===== DATA =====
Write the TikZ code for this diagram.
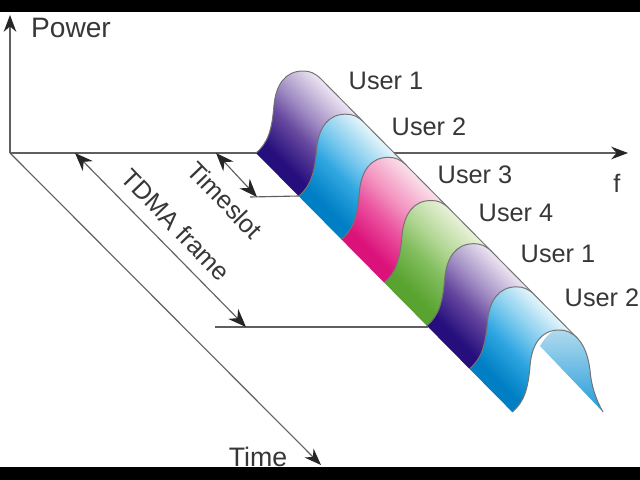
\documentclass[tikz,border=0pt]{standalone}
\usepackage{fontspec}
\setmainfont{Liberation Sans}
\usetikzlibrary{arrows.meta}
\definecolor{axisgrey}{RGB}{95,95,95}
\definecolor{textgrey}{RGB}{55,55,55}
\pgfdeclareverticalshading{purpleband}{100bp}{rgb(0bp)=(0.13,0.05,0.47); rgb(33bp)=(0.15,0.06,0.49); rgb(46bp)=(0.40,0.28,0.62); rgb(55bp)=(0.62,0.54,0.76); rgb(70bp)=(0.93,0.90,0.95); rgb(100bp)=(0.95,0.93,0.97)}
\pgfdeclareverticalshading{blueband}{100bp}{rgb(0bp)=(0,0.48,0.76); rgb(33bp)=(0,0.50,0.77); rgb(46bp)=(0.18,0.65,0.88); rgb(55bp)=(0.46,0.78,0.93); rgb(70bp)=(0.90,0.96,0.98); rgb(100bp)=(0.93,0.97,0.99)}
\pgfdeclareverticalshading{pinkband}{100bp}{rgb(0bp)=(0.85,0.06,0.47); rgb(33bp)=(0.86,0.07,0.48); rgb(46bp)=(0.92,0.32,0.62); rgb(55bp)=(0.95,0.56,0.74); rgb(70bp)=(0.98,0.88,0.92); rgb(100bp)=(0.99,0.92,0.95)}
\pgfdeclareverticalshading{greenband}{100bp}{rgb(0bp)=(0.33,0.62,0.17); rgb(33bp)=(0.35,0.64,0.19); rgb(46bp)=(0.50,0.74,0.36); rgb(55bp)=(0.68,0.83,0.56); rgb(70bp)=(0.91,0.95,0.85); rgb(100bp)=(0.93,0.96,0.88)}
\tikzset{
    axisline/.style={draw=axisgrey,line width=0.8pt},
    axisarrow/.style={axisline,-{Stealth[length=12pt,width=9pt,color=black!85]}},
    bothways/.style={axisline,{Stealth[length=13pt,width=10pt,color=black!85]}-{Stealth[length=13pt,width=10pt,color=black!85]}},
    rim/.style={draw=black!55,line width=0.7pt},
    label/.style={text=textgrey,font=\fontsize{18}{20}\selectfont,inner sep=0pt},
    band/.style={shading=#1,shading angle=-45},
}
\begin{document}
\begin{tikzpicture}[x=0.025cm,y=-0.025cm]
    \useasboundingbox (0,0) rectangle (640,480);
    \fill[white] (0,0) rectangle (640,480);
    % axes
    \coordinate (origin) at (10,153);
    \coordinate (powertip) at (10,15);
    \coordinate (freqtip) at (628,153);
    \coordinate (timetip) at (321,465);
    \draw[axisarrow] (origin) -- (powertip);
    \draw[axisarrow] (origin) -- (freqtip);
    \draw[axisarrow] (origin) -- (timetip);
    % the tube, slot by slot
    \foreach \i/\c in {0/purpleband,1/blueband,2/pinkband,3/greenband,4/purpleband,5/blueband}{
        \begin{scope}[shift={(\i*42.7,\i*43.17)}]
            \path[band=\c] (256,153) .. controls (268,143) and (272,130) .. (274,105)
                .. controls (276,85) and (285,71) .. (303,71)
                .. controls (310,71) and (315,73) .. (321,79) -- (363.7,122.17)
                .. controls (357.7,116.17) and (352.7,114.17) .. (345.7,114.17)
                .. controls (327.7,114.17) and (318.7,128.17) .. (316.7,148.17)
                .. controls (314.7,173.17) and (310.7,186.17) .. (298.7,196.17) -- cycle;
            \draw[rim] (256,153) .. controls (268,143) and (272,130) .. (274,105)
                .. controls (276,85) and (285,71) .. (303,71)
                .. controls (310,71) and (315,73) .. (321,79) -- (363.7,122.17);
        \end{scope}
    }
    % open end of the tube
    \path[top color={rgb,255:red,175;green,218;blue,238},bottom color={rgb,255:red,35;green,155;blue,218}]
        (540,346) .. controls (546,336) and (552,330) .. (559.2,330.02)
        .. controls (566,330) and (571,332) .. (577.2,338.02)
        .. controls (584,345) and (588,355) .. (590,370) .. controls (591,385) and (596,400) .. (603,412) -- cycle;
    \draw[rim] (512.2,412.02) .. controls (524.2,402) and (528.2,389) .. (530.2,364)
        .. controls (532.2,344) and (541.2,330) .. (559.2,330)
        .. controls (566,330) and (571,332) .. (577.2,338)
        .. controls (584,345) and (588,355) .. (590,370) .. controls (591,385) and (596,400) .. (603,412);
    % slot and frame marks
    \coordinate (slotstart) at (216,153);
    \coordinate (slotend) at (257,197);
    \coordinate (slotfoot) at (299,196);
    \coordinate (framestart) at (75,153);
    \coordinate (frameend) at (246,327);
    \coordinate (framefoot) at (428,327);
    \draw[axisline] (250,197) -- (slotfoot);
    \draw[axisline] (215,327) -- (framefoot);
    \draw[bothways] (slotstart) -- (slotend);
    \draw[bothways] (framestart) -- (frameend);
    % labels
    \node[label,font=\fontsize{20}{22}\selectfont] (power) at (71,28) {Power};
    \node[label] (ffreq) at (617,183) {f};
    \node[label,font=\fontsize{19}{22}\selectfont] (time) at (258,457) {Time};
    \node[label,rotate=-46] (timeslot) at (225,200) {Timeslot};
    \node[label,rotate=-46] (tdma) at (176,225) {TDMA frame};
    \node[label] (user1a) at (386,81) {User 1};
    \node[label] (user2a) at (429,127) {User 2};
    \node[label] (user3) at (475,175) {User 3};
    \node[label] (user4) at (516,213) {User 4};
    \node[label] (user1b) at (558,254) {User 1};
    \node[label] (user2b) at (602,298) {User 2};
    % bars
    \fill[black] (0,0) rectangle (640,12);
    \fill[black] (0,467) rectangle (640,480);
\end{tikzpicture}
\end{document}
=====
YOUR INSTRUCTIONS: Word for word, quote the full listing, omitting every picture.

SOLUTION FOR THIS PROBLEM:
Write the TikZ code for this diagram.
\documentclass[tikz,border=0pt]{standalone}
\usepackage{fontspec}
\setmainfont{Liberation Sans}
\usetikzlibrary{arrows.meta}
\definecolor{axisgrey}{RGB}{95,95,95}
\definecolor{textgrey}{RGB}{55,55,55}
\pgfdeclareverticalshading{purpleband}{100bp}{rgb(0bp)=(0.13,0.05,0.47); rgb(33bp)=(0.15,0.06,0.49); rgb(46bp)=(0.40,0.28,0.62); rgb(55bp)=(0.62,0.54,0.76); rgb(70bp)=(0.93,0.90,0.95); rgb(100bp)=(0.95,0.93,0.97)}
\pgfdeclareverticalshading{blueband}{100bp}{rgb(0bp)=(0,0.48,0.76); rgb(33bp)=(0,0.50,0.77); rgb(46bp)=(0.18,0.65,0.88); rgb(55bp)=(0.46,0.78,0.93); rgb(70bp)=(0.90,0.96,0.98); rgb(100bp)=(0.93,0.97,0.99)}
\pgfdeclareverticalshading{pinkband}{100bp}{rgb(0bp)=(0.85,0.06,0.47); rgb(33bp)=(0.86,0.07,0.48); rgb(46bp)=(0.92,0.32,0.62); rgb(55bp)=(0.95,0.56,0.74); rgb(70bp)=(0.98,0.88,0.92); rgb(100bp)=(0.99,0.92,0.95)}
\pgfdeclareverticalshading{greenband}{100bp}{rgb(0bp)=(0.33,0.62,0.17); rgb(33bp)=(0.35,0.64,0.19); rgb(46bp)=(0.50,0.74,0.36); rgb(55bp)=(0.68,0.83,0.56); rgb(70bp)=(0.91,0.95,0.85); rgb(100bp)=(0.93,0.96,0.88)}
\tikzset{
    axisline/.style={draw=axisgrey,line width=0.8pt},
    axisarrow/.style={axisline,-{Stealth[length=12pt,width=9pt,color=black!85]}},
    bothways/.style={axisline,{Stealth[length=13pt,width=10pt,color=black!85]}-{Stealth[length=13pt,width=10pt,color=black!85]}},
    rim/.style={draw=black!55,line width=0.7pt},
    label/.style={text=textgrey,font=\fontsize{18}{20}\selectfont,inner sep=0pt},
    band/.style={shading=#1,shading angle=-45},
}
\begin{document}
\begin{tikzpicture}[x=0.025cm,y=-0.025cm]
    \useasboundingbox (0,0) rectangle (640,480);
    \fill[white] (0,0) rectangle (640,480);
    % axes
    \coordinate (origin) at (10,153);
    \coordinate (powertip) at (10,15);
    \coordinate (freqtip) at (628,153);
    \coordinate (timetip) at (321,465);
    \draw[axisarrow] (origin) -- (powertip);
    \draw[axisarrow] (origin) -- (freqtip);
    \draw[axisarrow] (origin) -- (timetip);
    % the tube, slot by slot
    \foreach \i/\c in {0/purpleband,1/blueband,2/pinkband,3/greenband,4/purpleband,5/blueband}{
        \begin{scope}[shift={(\i*42.7,\i*43.17)}]
            \path[band=\c] (256,153) .. controls (268,143) and (272,130) .. (274,105)
                .. controls (276,85) and (285,71) .. (303,71)
                .. controls (310,71) and (315,73) .. (321,79) -- (363.7,122.17)
                .. controls (357.7,116.17) and (352.7,114.17) .. (345.7,114.17)
                .. controls (327.7,114.17) and (318.7,128.17) .. (316.7,148.17)
                .. controls (314.7,173.17) and (310.7,186.17) .. (298.7,196.17) -- cycle;
            \draw[rim] (256,153) .. controls (268,143) and (272,130) .. (274,105)
                .. controls (276,85) and (285,71) .. (303,71)
                .. controls (310,71) and (315,73) .. (321,79) -- (363.7,122.17);
        \end{scope}
    }
    % open end of the tube
    \path[top color={rgb,255:red,175;green,218;blue,238},bottom color={rgb,255:red,35;green,155;blue,218}]
        (540,346) .. controls (546,336) and (552,330) .. (559.2,330.02)
        .. controls (566,330) and (571,332) .. (577.2,338.02)
        .. controls (584,345) and (588,355) .. (590,370) .. controls (591,385) and (596,400) .. (603,412) -- cycle;
    \draw[rim] (512.2,412.02) .. controls (524.2,402) and (528.2,389) .. (530.2,364)
        .. controls (532.2,344) and (541.2,330) .. (559.2,330)
        .. controls (566,330) and (571,332) .. (577.2,338)
        .. controls (584,345) and (588,355) .. (590,370) .. controls (591,385) and (596,400) .. (603,412);
    % slot and frame marks
    \coordinate (slotstart) at (216,153);
    \coordinate (slotend) at (257,197);
    \coordinate (slotfoot) at (299,196);
    \coordinate (framestart) at (75,153);
    \coordinate (frameend) at (246,327);
    \coordinate (framefoot) at (428,327);
    \draw[axisline] (250,197) -- (slotfoot);
    \draw[axisline] (215,327) -- (framefoot);
    \draw[bothways] (slotstart) -- (slotend);
    \draw[bothways] (framestart) -- (frameend);
    % labels
    \node[label,font=\fontsize{20}{22}\selectfont] (power) at (71,28) {Power};
    \node[label] (ffreq) at (617,183) {f};
    \node[label,font=\fontsize{19}{22}\selectfont] (time) at (258,457) {Time};
    \node[label,rotate=-46] (timeslot) at (225,200) {Timeslot};
    \node[label,rotate=-46] (tdma) at (176,225) {TDMA frame};
    \node[label] (user1a) at (386,81) {User 1};
    \node[label] (user2a) at (429,127) {User 2};
    \node[label] (user3) at (475,175) {User 3};
    \node[label] (user4) at (516,213) {User 4};
    \node[label] (user1b) at (558,254) {User 1};
    \node[label] (user2b) at (602,298) {User 2};
    % bars
    \fill[black] (0,0) rectangle (640,12);
    \fill[black] (0,467) rectangle (640,480);
\end{tikzpicture}
\end{document}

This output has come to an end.